SET TASK: The material below contains a line with "Write the Apache ECharts code for this chart." and a line with "const colors = ['#D9B3FF', '#7F00FF'];". Copy exactly those two lines and all lines between them.

RECORDS SUPPLIED:
* * *
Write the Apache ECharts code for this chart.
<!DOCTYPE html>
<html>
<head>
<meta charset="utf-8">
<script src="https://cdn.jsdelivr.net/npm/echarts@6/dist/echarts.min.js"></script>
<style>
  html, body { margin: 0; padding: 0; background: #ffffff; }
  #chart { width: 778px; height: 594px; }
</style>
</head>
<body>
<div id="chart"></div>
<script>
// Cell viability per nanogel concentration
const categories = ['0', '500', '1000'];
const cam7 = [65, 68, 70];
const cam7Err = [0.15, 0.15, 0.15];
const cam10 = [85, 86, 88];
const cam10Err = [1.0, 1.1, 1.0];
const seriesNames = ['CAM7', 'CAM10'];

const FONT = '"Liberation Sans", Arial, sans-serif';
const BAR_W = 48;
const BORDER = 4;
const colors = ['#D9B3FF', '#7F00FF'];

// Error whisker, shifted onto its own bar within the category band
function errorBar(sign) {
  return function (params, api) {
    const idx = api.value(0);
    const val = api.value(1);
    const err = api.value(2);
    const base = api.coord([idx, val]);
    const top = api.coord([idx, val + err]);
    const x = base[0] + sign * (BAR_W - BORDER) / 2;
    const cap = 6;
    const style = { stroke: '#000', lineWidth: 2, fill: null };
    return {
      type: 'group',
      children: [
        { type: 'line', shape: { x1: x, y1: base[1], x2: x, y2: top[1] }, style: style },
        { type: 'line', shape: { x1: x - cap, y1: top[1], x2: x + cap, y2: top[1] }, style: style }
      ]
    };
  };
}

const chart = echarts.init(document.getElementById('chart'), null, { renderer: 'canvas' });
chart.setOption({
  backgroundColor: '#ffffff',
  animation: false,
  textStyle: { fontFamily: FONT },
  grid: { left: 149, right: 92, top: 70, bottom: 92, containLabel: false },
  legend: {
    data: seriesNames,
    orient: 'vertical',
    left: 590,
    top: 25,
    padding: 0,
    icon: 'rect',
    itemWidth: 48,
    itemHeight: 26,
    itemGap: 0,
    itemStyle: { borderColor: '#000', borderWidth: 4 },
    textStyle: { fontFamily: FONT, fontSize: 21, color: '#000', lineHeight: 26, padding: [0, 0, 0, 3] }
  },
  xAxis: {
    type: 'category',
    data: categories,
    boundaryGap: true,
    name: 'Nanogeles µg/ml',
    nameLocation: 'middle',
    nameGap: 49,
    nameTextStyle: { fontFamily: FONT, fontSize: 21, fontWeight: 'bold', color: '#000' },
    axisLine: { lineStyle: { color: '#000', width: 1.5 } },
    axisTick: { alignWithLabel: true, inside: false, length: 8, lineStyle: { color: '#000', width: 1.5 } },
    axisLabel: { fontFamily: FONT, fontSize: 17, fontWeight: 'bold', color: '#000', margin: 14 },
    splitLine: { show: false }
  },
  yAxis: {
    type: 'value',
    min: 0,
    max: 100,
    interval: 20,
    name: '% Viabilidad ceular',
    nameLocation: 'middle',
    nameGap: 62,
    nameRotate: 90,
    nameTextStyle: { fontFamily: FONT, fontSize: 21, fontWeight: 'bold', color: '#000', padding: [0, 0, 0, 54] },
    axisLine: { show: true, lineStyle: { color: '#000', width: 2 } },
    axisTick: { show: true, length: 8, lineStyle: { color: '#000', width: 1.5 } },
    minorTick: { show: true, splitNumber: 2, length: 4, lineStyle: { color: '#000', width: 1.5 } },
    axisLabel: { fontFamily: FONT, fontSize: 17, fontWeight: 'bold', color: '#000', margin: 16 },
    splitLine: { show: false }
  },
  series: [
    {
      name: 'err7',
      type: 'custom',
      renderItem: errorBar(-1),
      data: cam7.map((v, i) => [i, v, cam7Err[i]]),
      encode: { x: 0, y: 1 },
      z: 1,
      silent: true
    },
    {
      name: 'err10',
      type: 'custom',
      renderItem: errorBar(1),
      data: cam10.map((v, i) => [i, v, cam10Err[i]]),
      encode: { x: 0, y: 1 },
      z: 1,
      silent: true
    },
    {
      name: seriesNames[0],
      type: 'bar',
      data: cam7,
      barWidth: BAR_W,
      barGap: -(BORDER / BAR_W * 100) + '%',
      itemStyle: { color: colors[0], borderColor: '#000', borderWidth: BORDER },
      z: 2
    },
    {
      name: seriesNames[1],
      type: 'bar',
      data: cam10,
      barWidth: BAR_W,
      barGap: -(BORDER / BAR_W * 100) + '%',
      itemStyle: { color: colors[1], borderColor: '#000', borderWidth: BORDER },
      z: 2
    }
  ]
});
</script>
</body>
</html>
* * *
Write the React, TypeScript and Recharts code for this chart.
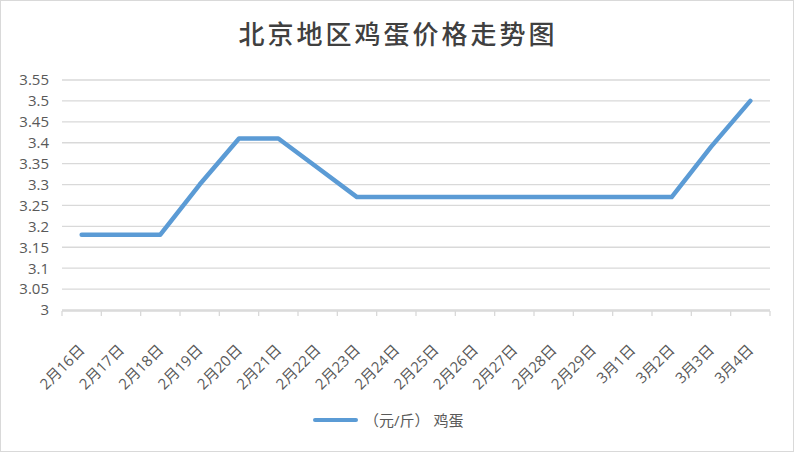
* * *
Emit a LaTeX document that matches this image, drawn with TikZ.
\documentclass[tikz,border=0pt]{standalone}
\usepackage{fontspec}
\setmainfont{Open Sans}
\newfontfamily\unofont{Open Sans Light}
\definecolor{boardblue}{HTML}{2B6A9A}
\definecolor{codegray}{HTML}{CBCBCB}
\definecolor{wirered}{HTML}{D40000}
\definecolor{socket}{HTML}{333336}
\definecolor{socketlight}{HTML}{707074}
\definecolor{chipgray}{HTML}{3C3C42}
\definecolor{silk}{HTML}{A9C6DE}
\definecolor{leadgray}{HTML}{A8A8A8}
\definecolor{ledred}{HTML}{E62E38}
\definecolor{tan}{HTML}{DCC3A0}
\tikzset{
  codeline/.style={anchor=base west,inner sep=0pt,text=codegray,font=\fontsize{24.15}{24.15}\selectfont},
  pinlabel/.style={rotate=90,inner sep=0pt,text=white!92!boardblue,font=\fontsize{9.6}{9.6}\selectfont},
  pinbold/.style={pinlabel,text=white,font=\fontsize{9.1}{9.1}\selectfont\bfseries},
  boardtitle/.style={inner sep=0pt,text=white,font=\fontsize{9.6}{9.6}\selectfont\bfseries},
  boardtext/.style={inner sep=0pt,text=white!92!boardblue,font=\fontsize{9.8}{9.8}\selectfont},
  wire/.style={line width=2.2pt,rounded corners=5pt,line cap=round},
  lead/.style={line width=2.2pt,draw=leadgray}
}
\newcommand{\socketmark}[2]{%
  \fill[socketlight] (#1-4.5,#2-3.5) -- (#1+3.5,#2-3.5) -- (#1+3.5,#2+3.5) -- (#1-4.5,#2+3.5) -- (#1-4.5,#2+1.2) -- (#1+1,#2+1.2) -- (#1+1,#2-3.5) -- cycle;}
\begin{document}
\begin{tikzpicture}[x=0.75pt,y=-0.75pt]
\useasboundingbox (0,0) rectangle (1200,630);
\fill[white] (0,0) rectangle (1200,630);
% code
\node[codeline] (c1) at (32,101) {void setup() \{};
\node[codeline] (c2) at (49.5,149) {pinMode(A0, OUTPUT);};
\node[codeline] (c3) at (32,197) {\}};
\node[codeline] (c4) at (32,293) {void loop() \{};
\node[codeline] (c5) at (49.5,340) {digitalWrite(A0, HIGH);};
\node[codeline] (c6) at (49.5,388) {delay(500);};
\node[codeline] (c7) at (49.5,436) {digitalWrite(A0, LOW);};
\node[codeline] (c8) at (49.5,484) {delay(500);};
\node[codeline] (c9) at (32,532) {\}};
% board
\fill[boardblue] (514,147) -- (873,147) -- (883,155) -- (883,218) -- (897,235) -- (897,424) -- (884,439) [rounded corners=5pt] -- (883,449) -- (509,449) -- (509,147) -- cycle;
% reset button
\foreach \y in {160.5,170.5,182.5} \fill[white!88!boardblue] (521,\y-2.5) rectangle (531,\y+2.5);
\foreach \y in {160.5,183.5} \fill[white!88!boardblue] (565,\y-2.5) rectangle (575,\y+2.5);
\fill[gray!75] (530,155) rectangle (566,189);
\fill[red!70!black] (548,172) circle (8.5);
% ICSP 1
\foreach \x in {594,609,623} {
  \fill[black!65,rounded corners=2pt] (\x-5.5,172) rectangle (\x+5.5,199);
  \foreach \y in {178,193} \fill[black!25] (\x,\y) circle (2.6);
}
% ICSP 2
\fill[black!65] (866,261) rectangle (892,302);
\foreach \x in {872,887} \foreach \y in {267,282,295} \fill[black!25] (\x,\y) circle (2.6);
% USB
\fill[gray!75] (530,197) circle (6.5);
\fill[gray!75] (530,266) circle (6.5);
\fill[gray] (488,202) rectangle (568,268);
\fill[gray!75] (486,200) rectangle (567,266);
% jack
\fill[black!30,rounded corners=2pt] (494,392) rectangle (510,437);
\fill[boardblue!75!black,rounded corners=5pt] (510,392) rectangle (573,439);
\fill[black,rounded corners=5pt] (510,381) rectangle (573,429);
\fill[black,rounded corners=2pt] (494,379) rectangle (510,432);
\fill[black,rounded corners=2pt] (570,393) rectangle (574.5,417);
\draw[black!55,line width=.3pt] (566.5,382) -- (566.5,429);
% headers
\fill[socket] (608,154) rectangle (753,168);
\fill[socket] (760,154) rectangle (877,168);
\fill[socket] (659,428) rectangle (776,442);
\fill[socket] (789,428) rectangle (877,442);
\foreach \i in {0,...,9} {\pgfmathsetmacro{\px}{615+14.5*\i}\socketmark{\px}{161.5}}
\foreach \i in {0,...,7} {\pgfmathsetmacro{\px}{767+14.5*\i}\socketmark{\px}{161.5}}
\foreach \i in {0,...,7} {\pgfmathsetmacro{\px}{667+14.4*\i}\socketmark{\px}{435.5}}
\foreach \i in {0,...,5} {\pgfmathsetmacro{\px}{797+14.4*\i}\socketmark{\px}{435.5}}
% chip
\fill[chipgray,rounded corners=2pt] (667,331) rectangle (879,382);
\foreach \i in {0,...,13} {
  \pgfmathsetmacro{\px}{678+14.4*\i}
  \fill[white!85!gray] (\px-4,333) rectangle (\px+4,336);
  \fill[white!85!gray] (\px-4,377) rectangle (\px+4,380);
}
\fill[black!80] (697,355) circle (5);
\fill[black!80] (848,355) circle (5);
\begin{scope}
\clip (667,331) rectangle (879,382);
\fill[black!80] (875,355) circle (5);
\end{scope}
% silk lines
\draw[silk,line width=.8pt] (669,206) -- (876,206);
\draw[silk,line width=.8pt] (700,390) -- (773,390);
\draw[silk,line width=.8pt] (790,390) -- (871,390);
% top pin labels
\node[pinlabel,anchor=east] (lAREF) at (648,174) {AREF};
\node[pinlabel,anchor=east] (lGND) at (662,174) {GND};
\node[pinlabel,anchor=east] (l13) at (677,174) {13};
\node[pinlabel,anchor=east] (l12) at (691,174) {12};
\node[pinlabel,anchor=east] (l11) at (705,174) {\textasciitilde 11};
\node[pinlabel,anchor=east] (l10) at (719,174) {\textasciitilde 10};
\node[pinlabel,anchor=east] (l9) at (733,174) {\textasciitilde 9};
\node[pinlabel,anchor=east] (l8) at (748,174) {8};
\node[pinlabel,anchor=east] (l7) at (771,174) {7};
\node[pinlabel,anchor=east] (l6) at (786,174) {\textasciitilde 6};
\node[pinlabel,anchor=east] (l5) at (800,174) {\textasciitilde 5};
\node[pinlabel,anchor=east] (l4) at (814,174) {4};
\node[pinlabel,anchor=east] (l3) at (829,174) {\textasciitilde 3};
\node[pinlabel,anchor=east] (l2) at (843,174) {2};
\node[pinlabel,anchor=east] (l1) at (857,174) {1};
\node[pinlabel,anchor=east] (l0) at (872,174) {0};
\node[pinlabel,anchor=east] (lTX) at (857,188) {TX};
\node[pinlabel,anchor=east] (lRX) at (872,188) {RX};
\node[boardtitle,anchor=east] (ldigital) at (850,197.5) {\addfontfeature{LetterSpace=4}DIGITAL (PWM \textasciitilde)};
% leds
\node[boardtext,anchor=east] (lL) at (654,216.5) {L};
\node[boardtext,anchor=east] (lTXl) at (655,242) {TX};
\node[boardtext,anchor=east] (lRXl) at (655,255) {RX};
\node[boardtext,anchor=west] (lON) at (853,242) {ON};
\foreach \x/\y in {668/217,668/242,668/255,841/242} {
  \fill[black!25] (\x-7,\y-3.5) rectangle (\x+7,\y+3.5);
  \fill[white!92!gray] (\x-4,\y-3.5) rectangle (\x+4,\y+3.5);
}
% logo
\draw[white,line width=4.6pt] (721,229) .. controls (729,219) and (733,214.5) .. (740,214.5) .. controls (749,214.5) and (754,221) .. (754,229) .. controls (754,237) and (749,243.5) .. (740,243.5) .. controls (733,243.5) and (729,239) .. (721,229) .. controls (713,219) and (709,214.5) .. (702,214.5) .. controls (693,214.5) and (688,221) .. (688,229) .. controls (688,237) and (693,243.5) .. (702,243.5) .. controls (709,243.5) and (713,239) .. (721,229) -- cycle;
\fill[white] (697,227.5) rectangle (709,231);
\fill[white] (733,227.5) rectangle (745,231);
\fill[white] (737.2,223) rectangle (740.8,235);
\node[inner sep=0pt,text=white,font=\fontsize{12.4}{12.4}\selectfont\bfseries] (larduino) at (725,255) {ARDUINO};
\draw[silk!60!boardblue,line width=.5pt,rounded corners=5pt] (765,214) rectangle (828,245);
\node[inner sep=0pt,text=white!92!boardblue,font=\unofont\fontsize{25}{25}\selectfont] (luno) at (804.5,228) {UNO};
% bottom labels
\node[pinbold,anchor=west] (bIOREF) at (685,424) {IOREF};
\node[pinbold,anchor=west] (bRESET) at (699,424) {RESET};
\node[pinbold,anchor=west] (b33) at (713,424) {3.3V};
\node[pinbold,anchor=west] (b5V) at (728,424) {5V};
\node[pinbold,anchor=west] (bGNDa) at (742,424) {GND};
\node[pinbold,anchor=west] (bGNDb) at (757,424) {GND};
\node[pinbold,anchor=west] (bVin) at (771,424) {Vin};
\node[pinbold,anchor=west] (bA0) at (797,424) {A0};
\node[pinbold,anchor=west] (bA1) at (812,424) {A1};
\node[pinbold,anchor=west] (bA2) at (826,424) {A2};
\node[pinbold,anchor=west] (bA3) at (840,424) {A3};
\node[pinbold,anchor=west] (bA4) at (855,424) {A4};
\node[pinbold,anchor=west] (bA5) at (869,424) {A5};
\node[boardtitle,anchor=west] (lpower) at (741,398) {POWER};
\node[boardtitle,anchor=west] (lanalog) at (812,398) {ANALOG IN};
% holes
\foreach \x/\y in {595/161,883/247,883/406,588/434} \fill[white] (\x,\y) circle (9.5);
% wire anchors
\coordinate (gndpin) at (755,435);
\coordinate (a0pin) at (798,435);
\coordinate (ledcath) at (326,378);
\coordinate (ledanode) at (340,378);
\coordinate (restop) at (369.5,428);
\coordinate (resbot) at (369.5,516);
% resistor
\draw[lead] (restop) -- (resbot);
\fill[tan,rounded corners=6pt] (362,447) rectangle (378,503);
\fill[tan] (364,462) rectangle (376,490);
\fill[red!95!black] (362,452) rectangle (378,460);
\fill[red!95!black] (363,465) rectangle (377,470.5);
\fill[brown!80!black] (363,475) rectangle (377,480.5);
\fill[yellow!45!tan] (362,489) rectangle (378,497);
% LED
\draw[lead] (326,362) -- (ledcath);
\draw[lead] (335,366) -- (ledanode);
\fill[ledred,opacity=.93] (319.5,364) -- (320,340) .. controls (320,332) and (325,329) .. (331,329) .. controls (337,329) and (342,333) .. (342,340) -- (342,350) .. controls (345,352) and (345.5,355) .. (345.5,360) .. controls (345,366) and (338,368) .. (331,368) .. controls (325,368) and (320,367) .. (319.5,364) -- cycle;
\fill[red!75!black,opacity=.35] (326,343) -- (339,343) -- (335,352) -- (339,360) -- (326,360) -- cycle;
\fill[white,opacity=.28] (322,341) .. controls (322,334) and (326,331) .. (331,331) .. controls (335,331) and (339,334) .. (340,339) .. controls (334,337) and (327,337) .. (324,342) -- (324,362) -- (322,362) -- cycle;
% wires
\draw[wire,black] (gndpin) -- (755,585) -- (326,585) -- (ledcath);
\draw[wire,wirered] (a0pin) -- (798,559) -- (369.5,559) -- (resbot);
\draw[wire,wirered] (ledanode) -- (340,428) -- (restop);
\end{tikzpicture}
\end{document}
* * *
OUTPUT BELOW:
Write the Apache ECharts code for this chart.
<!DOCTYPE html>
<html>
<head>
<meta charset="utf-8">
<script src="https://cdn.jsdelivr.net/npm/echarts@6/dist/echarts.min.js"></script>
<style>
  html, body { margin: 0; padding: 0; background: #ffffff; }
  #chart { width: 778px; height: 594px; }
</style>
</head>
<body>
<div id="chart"></div>
<script>
// Cell viability per nanogel concentration
const categories = ['0', '500', '1000'];
const cam7 = [65, 68, 70];
const cam7Err = [0.15, 0.15, 0.15];
const cam10 = [85, 86, 88];
const cam10Err = [1.0, 1.1, 1.0];
const seriesNames = ['CAM7', 'CAM10'];

const FONT = '"Liberation Sans", Arial, sans-serif';
const BAR_W = 48;
const BORDER = 4;
const colors = ['#D9B3FF', '#7F00FF'];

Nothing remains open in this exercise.